Kael begrudgingly liked the film, while giving Landis’ direction a good kicking (his “timing is deadly – he makes everything obvious”). Not untypically of her, she’s too hard on the picture – “In a crude, dogged way, the movie has a sense of humour: it keeps telling you how terrific its sense of humour is” – but she’s isn’t wrong that Landis isn’t the most finessed of directors (if you like his movies, and I’m a big fan of a fair few of them, their ramshackle quality is one of the keys to their appeal). She’s also not wrong that Trading Places “has that big, chugging structure working for it: the whole apparatus picks up some speed towards the end and comes to a rousing, slapstick finish…” That quality can’t be underestimated in a comedy; Trading Places is one of the too few that can be watched, if you so wish although that would be strange, for the plot alone rather than the laughs, and you’d still find it a satisfying movie.
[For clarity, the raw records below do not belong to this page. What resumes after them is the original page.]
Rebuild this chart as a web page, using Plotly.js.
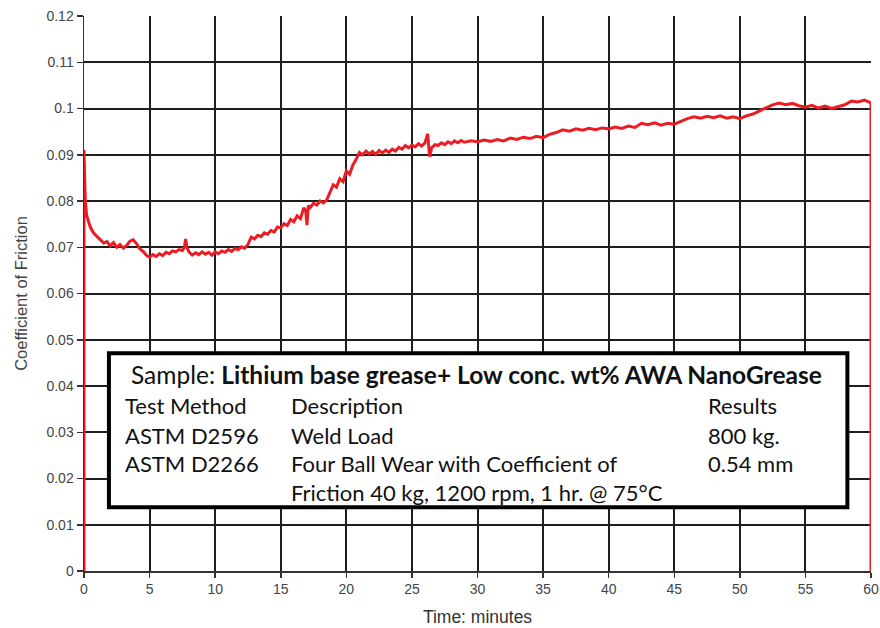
<!DOCTYPE html>
<html>
<head>
<meta charset="utf-8">
<script src="https://cdn.plot.ly/plotly-3.0.1.min.js"></script>
<style>html,body{margin:0;padding:0;background:#fff;}#chart{width:880px;height:628px;}</style>
</head>
<body>
<div id="chart"></div>
<script>
// Time (minutes)
const timeMin = [0,0,0.05,0.1,0.2,0.35,0.5,0.75,1.0,1.25,1.5,1.75,2.0,2.25,2.5,2.75,3.0,3.25,3.5,3.75,4.0,4.25,4.5,4.75,5.0,5.25,5.5,5.75,6.0,6.25,6.5,6.75,7.0,7.25,7.5,7.65,7.75,7.85,8.0,8.25,8.5,8.75,9.0,9.25,9.5,9.75,10.0,10.25,10.5,10.75,11.0,11.25,11.5,11.75,12.0,12.25,12.5,12.75,13.0,13.25,13.5,13.75,14.0,14.25,14.5,14.75,15.0,15.25,15.5,15.75,16.0,16.25,16.5,16.75,16.9,17.0,17.1,17.25,17.5,17.75,18.0,18.25,18.5,18.75,19.0,19.25,19.5,19.75,20.0,20.25,20.5,20.75,21.0,21.25,21.5,21.75,22.0,22.25,22.5,22.75,23.0,23.25,23.5,23.75,24.0,24.25,24.5,24.75,25.0,25.25,25.5,25.75,26.0,26.2,26.35,26.5,26.75,27.0,27.25,27.5,27.75,28.0,28.25,28.5,28.75,29.0,29.5,30.0,30.5,31.0,31.5,32.0,32.5,33.0,33.5,34.0,34.5,35.0,35.5,36.0,36.5,37.0,37.5,38.0,38.5,39.0,39.5,40.0,40.5,41.0,41.5,42.0,42.5,43.0,43.5,44.0,44.5,45.0,45.5,46.0,46.5,47.0,47.5,48.0,48.5,49.0,49.5,50.0,50.5,51.0,51.5,52.0,52.5,53.0,53.5,54.0,54.5,55.0,55.5,56.0,56.5,57.0,57.5,58.0,58.5,59.0,59.5,59.9,60,60];
// Coefficient of friction
const cof = [0,0.091,0.085,0.080,0.077,0.0755,0.0742,0.0730,0.0722,0.0716,0.0709,0.0712,0.0703,0.0710,0.0700,0.0706,0.0698,0.0704,0.0713,0.0716,0.0708,0.0697,0.0691,0.0683,0.0678,0.0684,0.0680,0.0686,0.0682,0.0689,0.0686,0.0692,0.0690,0.0695,0.0693,0.0700,0.0718,0.0700,0.0690,0.0683,0.0688,0.0684,0.0690,0.0685,0.0689,0.0683,0.0690,0.0686,0.0692,0.0689,0.0695,0.0691,0.0697,0.0695,0.0701,0.0698,0.0706,0.0722,0.0718,0.0726,0.0723,0.0731,0.0728,0.0736,0.0733,0.0744,0.0742,0.0751,0.0747,0.0760,0.0755,0.0768,0.0762,0.0785,0.0780,0.0748,0.0790,0.0786,0.0795,0.0791,0.0800,0.0796,0.0802,0.0818,0.0835,0.0830,0.0848,0.0842,0.0865,0.0858,0.0878,0.0890,0.0905,0.0900,0.0908,0.0902,0.0907,0.0901,0.0909,0.0904,0.0910,0.0905,0.0912,0.0908,0.0916,0.0912,0.0920,0.0915,0.0921,0.0917,0.0924,0.0919,0.0926,0.0945,0.0896,0.0915,0.0922,0.0920,0.0926,0.0922,0.0928,0.0924,0.0930,0.0926,0.0931,0.0927,0.0930,0.0928,0.0932,0.0929,0.0933,0.0930,0.0936,0.0933,0.0938,0.0935,0.0940,0.0937,0.0944,0.0948,0.0954,0.0951,0.0956,0.0953,0.0957,0.0954,0.0958,0.0956,0.0960,0.0957,0.0962,0.0959,0.0968,0.0965,0.0969,0.0964,0.0968,0.0966,0.0972,0.0978,0.0982,0.0979,0.0983,0.0980,0.0984,0.0979,0.0982,0.0978,0.0984,0.0988,0.0995,0.1002,0.1008,0.1012,0.1008,0.1011,0.1006,0.1003,0.1007,0.1001,0.1005,0.1000,0.1004,0.1008,0.1016,0.1014,0.1018,0.1012,0.1012,0];

const xTicks = [0,5,10,15,20,25,30,35,40,45,50,55,60];
const yTicks = [0,0.01,0.02,0.03,0.04,0.05,0.06,0.07,0.08,0.09,0.1,0.11,0.12];
const yTickText = ["0","0.01","0.02","0.03","0.04","0.05","0.06","0.07","0.08","0.09","0.1","0.11","0.12"];

const sampleLabel = "Sample: <b>Lithium base grease+ Low conc. wt% AWA NanoGrease</b>";
const colMethod = ["Test Method","ASTM D2596","ASTM D2266"];
const colDesc = ["Description","Weld Load","Four Ball Wear with Coefficient of","Friction 40 kg, 1200 rpm, 1 hr. @ 75°C"];
const colResult = ["Results","800 kg.","0.54 mm"];

const rowY = [0.0357,0.0294,0.02335,0.01708];
const boxFont = {family:"Lato, 'Open Sans', sans-serif", size:22, color:"#111"};
const sampleFont = {family:"Lato, 'Open Sans', sans-serif", size:24.5, color:"#111"};

const annotations = [];
annotations.push({x:29.96, y:0.04238, xref:"x", yref:"y", text:sampleLabel, showarrow:false, xanchor:"center", yanchor:"middle", font:sampleFont});
colMethod.forEach((t,i)=>annotations.push({x:2.97, y:rowY[i], xref:"x", yref:"y", text:t, showarrow:false, xanchor:"left", yanchor:"middle", font:boxFont}));
colDesc.forEach((t,i)=>annotations.push({x:15.63, y:rowY[i], xref:"x", yref:"y", text:t, showarrow:false, xanchor:"left", yanchor:"middle", font:boxFont}));
colResult.forEach((t,i)=>annotations.push({x:47.42, y:rowY[i], xref:"x", yref:"y", text:t, showarrow:false, xanchor:"left", yanchor:"middle", font:boxFont}));

const trace = {
  x: timeMin, y: cof, type: "scatter", mode: "lines",
  line: {color: "rgb(236,28,36)", width: 3},
  hoverinfo: "skip", showlegend: false
};

const axisFont = {family:"'Liberation Sans', Arial, sans-serif", size:14, color:"#444"};

const layout = {
  width: 880, height: 628,
  margin: {l:84, r:9, t:16, b:57},
  paper_bgcolor: "#fff", plot_bgcolor: "#fff",
  showlegend: false,
  xaxis: {
    range: [0,60], tickvals: xTicks, ticktext: xTicks.map(String),
    showgrid: true, gridcolor: "#1e1e1e", gridwidth: 2,
    zeroline: false, showline: true, linecolor: "#333", linewidth: 1.5,
    ticks: "outside", ticklen: 5, tickcolor: "#333", tickwidth: 1.5,
    tickfont: axisFont, fixedrange: true,
    title: {text: "Time: minutes", font: {family:"'Liberation Sans', Arial, sans-serif", size:17.5, color:"#333"}, standoff: 14}
  },
  yaxis: {
    range: [0,0.12], tickvals: yTicks, ticktext: yTickText,
    showgrid: true, gridcolor: "#1e1e1e", gridwidth: 2,
    zeroline: false, showline: true, linecolor: "#333", linewidth: 1.5,
    ticks: "outside", ticklen: 6, tickcolor: "#333", tickwidth: 1.5,
    tickfont: axisFont, fixedrange: true,
    title: {text: "Coefficient of Friction", font: {family:"'Liberation Sans', Arial, sans-serif", size:16.5, color:"#444"}, standoff: 14}
  },
  shapes: [{
    type: "rect", xref: "x", yref: "y", x0: 1.9, x1: 58.2, y0: 0.0138, y1: 0.0471,
    fillcolor: "#fff", line: {color: "#000", width: 4}, layer: "above"
  }],
  annotations: annotations
};

Plotly.newPlot("chart", [trace], layout, {staticPlot: true, displayModeBar: false});
</script>
</body>
</html>
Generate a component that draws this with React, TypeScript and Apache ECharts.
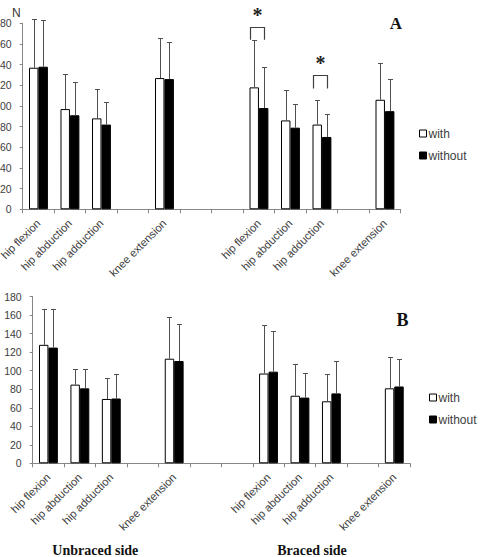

Screenwriters Timothy Harris and Herscehl Weingrod essentially offer up a variant on The Prince and the Pauper, but via rich commodities broker brothers Ralph Bellamy and Don Ameche placing a nature-or-nurture bet with each other. In so doing, they bring their favoured managing director Aykroyd to his knees and instead put Murphy’s street hustler in his place; Harris and Weingrod would reap the benefits of reworking a classic again a couple of years later, with Richard Pryor and Brewster’s Millions. While Kael begrudged Trading Places’ failure to match the pictures of yesteryear, The Film Yearbook Vol. 3 countered that it was “constructed like a classic Hollywood caper that might have been made by Preston Sturges 40 years ago”, adding that it was “Slickly paced by director John Landis”.

Aykroyd shows himself to be a surprisingly talented comic actor as the atypically privileged, entitled Louis Winthorpe III. Kael complains about the cartoonish, out-of-time elements in Trading Places – the butler (Denholm Elliott, bringing a touch of class to the proceedings) and Aykroyd’s comic shtick, “his face tilted up… like a snobby dog in a cartoon” – but these choices entirely work. Trading Places is rightly approached in a broad and exuberant rather than refined and dignified manner.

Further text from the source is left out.